On Mother’s Day, be what you admire most about mom
An experiment: spend an hour reading Instagram captions this Sunday. It will be boring, because they’ll all be the same, but it will also be cute. Adult children posting glowing throwback photos is a Mother’s Day tradition, where declarations are made in hashtags about their role model, their inspiration, their everything. (I honestly do wonder, every time, if anyone asked for their mom’s permission to post it, or is casually assuming ownership of a mother’s image a natural extension of always being her kid, with entitled, sticky jam hands?)
It’s nice, this pink-and-purple bouquet of appreciation for life’s most hardened warriors. Those of us who are lucky enough to have, or have had, a good mom, or someone mom-esque, should be throwing glitter parades for them, and then later giving them piñatas filled with luxury skin care and individually wrapped dark chocolates and the log-in and password for a secret seventh season of Downton Abbey (this might be specific to my mom, sure), or just leaving them alone for 48 consecutive hours, whatever they’re into. Women, especially older women, have gotten wherever they are by cutting through murky waves of social, emotional, psychic and physical pain. A legitimate Mother’s Day would mean airlifting them out of these Instagram posts and dropping them somewhere, I don’t know, holy.

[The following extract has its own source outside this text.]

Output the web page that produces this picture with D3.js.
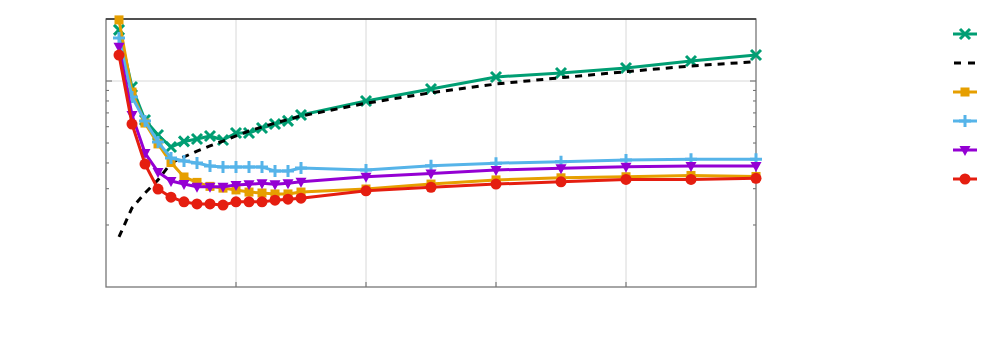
<!DOCTYPE html>
<html lang="en">
<head>
<meta charset="UTF-8">
<script src="https://d3js.org/d3.v7.min.js"></script>
<style>
  body { margin: 0; background: #fff; }
  svg { display: block; font-family: "DejaVu Sans", sans-serif; }
</style>
</head>
<body>
<div id="chart"></div>
<script>
// data (x positions and values per series)
const xs = [1, 2, 3, 4, 5, 6, 7, 8, 9, 10, 11, 12, 13, 14, 15, 20, 25, 30, 35, 40, 45, 50];
const seriesGreen  = [17.7, 9.35, 6.47, 5.47, 4.78, 5.09, 5.23, 5.41, 5.17, 5.59, 5.59, 5.91, 6.18, 6.40, 6.84, 8.00, 9.15, 10.46, 10.94, 11.56, 12.51, 13.37];
const seriesDash   = [1.75, 2.42, 2.86, 3.31, 4.00, 4.28, 4.57, 4.84, 5.11, 5.41, 5.72, 5.98, 6.25, 6.50, 6.76, 7.80, 8.77, 9.67, 10.38, 11.10, 11.83, 12.41];
const seriesOrange = [19.8, 8.84, 6.25, 4.95, 4.02, 3.42, 3.22, 3.08, 3.02, 2.96, 2.89, 2.86, 2.83, 2.83, 2.89, 2.99, 3.16, 3.31, 3.39, 3.43, 3.48, 3.44];
const seriesBlue   = [16.17, 8.36, 6.40, 5.06, 4.23, 4.09, 4.00, 3.87, 3.82, 3.82, 3.82, 3.82, 3.66, 3.66, 3.78, 3.70, 3.88, 3.99, 4.06, 4.14, 4.17, 4.17];
const seriesPurple = [14.67, 6.84, 4.47, 3.62, 3.27, 3.16, 3.07, 3.07, 3.07, 3.13, 3.15, 3.19, 3.15, 3.19, 3.24, 3.43, 3.56, 3.70, 3.77, 3.84, 3.87, 3.87];
const seriesRed    = [13.37, 6.18, 3.95, 2.99, 2.73, 2.59, 2.53, 2.53, 2.50, 2.59, 2.59, 2.59, 2.64, 2.67, 2.70, 2.93, 3.05, 3.16, 3.24, 3.33, 3.33, 3.37];
const xTicks = [0, 10, 20, 30, 40, 50];
const yMinorTicks = [2, 3, 4, 5, 6, 7, 8, 9];

const w = 1000, h = 350;
const padL = 106, padR = 756, padT = 19, padB = 287;

const series = [
  { vals: seriesGreen,  color: "#009e73", mark: "cross" },
  { vals: seriesDash,   color: "#000000", mark: null, dash: "7,6" },
  { vals: seriesOrange, color: "#e69f00", mark: "square" },
  { vals: seriesBlue,   color: "#56b4e9", mark: "plus" },
  { vals: seriesPurple, color: "#9400d3", mark: "tri" },
  { vals: seriesRed,    color: "#e51e10", mark: "circle" }
];

const x = d3.scaleLinear().domain([0, 50]).range([padL, padR]);
const y = d3.scaleLog().domain([1, 20]).range([padB, padT]);

const svg = d3.select("#chart").append("svg")
  .attr("width", w).attr("height", h);

// grid
svg.append("g").selectAll("line")
  .data(xTicks.slice(1, -1))
  .join("line")
  .attr("x1", d => x(d)).attr("x2", d => x(d))
  .attr("y1", padT).attr("y2", padB)
  .attr("stroke", "#d8d8d8").attr("stroke-width", 1);
svg.append("line")
  .attr("x1", padL).attr("x2", padR)
  .attr("y1", y(10)).attr("y2", y(10))
  .attr("stroke", "#d8d8d8").attr("stroke-width", 1);

// ticks (inside the frame)
const tk = svg.append("g").attr("stroke", "#666").attr("stroke-width", 1);
tk.selectAll(".xt")
  .data(xTicks.slice(1, -1))
  .join("line")
  .attr("x1", d => x(d)).attr("x2", d => x(d))
  .attr("y1", padB).attr("y2", padB - 5);
tk.selectAll(".ytl")
  .data(yMinorTicks)
  .join("line")
  .attr("x1", padL).attr("x2", padL + 3)
  .attr("y1", d => y(d)).attr("y2", d => y(d));
tk.selectAll(".ytr")
  .data(yMinorTicks)
  .join("line")
  .attr("x1", padR).attr("x2", padR - 3)
  .attr("y1", d => y(d)).attr("y2", d => y(d));
tk.append("line")
  .attr("x1", padL).attr("x2", padL + 6)
  .attr("y1", y(10)).attr("y2", y(10));
tk.append("line")
  .attr("x1", padR).attr("x2", padR - 6)
  .attr("y1", y(10)).attr("y2", y(10));

// frame
svg.append("rect")
  .attr("x", padL).attr("y", padT)
  .attr("width", padR - padL).attr("height", padB - padT)
  .attr("fill", "none").attr("stroke", "#777").attr("stroke-width", 1.3);
svg.append("line")
  .attr("x1", padL).attr("x2", padR).attr("y1", padT).attr("y2", padT)
  .attr("stroke", "#333").attr("stroke-width", 1.3);

function drawMark(g, type, cx, cy, color) {
  if (type === "cross") {
    const s = 5;
    g.append("path")
      .attr("d", `M${cx - s},${cy - s}L${cx + s},${cy + s}M${cx - s},${cy + s}L${cx + s},${cy - s}`)
      .attr("stroke", color).attr("stroke-width", 3).attr("fill", "none");
  } else if (type === "plus") {
    const s = 6;
    g.append("path")
      .attr("d", `M${cx - s},${cy}L${cx + s},${cy}M${cx},${cy - s}L${cx},${cy + s}`)
      .attr("stroke", color).attr("stroke-width", 3).attr("fill", "none");
  } else if (type === "square") {
    g.append("rect")
      .attr("x", cx - 4.5).attr("y", cy - 4.5)
      .attr("width", 9).attr("height", 9)
      .attr("fill", color);
  } else if (type === "circle") {
    g.append("circle")
      .attr("cx", cx).attr("cy", cy).attr("r", 5.5)
      .attr("fill", color);
  } else if (type === "tri") {
    g.append("path")
      .attr("d", `M${cx - 5.5},${cy - 4}L${cx + 5.5},${cy - 4}L${cx},${cy + 6}Z`)
      .attr("fill", color);
  }
}

const line = d3.line().x(d => x(d[0])).y(d => y(d[1]));

series.forEach(s => {
  const pts = xs.map((xv, i) => [xv, s.vals[i]]);
  const g = svg.append("g");
  g.append("path")
    .datum(pts)
    .attr("d", line)
    .attr("fill", "none")
    .attr("stroke", s.color)
    .attr("stroke-width", 3)
    .attr("stroke-dasharray", s.dash || null)
    .attr("stroke-linejoin", "round");
  if (s.mark) {
    pts.forEach(p => drawMark(g, s.mark, x(p[0]), y(p[1]), s.color));
  }
});

// legend (no labels in the reference)
const legY = [34, 63, 92, 121, 150, 179];
series.forEach((s, i) => {
  const g = svg.append("g");
  const ly = legY[i];
  g.append("line")
    .attr("x1", s.dash ? 954 : 953).attr("x2", s.dash ? 975 : 977)
    .attr("y1", ly).attr("y2", ly)
    .attr("stroke", s.color).attr("stroke-width", 3)
    .attr("stroke-dasharray", s.dash ? "7,7" : null);
  if (s.mark) drawMark(g, s.mark, 965, ly, s.color);
});
</script>
</body>
</html>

What could the grown-up kid do to properly acknowledge, really, the daily galaxies of effort, attention, care, sacrifice, boredom, loneliness and loss that motherhood demands? When I prepare the small pile of go-to Mother’s Day gifts that my mom always likes, the gesture seems inescapably absurd, as if anything I could come up with could address, even in its minor symbolism of appreciation, how I still think “I want my mom” when I’m really scared or sad, the need for her voice and hands and calm and presence as urgent as it ever was.
The chasm between wanting to communicate that you see them, and appreciate them, and how we usually do it, via annual hashtags and optimistic peonies and books with Oprah stickers on them, is then filled with another chasm — if that’s a metaphysical possibility? — between glorifying moms (as social engineers, high-efficiency household CEOs, and doing whatever their job-job is; always tenacious and diligent and self-denying, but also forever available, open and warm), as a group and individually, and acknowledging their humanness, including their failures and struggles, even when you need them to never change, to provide an essential, unique comfort, to look up to, and to be something supernatural.
This, I think, is the most fundamental challenge within the most fundamental relationship: it might be impossible to separate enough from someone who is so much a part of your identity and perspective and “self” to actually receive them as their own, complicated person — which is why we might go straight to our mom when something real happens, but then snap at her two hours later when she gets our takeout order wrong.
My dad’s favourite thing to say about my mom is “Your mother would go to a dog fight.” It’s sweet. I mean, no, she wouldn’t attend an actual dog fight, but she would, and does, go anywhere, on rollercoasters, into Icelandic volcanoes, ziplining, for an ice cream when anyone suggests it. She is my puppy’s favourite person, has perfect handwriting, an ease with domestica that I am still decoding, and went back to school when she still had two teenagers and the doll-sized version of me, the latespring millennial blossom of our family. Just thinking of her saying “You’re fine” is sometimes what gets me through a moment in which I might otherwise hyperventilate.
So what do I do with all that, beyond say thank you, always in these supermicro-tiny Hallmark-holiday ways? I can be — I am — inspired by her; she is heroic to me. Learning from her, and actively pursuing in your own life the things about her that you admire, as listed on her Mother’s Day card, is probably a better strategy than spending an hour wandering a department store, picking up and putting down candles, perfume, whatever. I mean, I know I’m trying.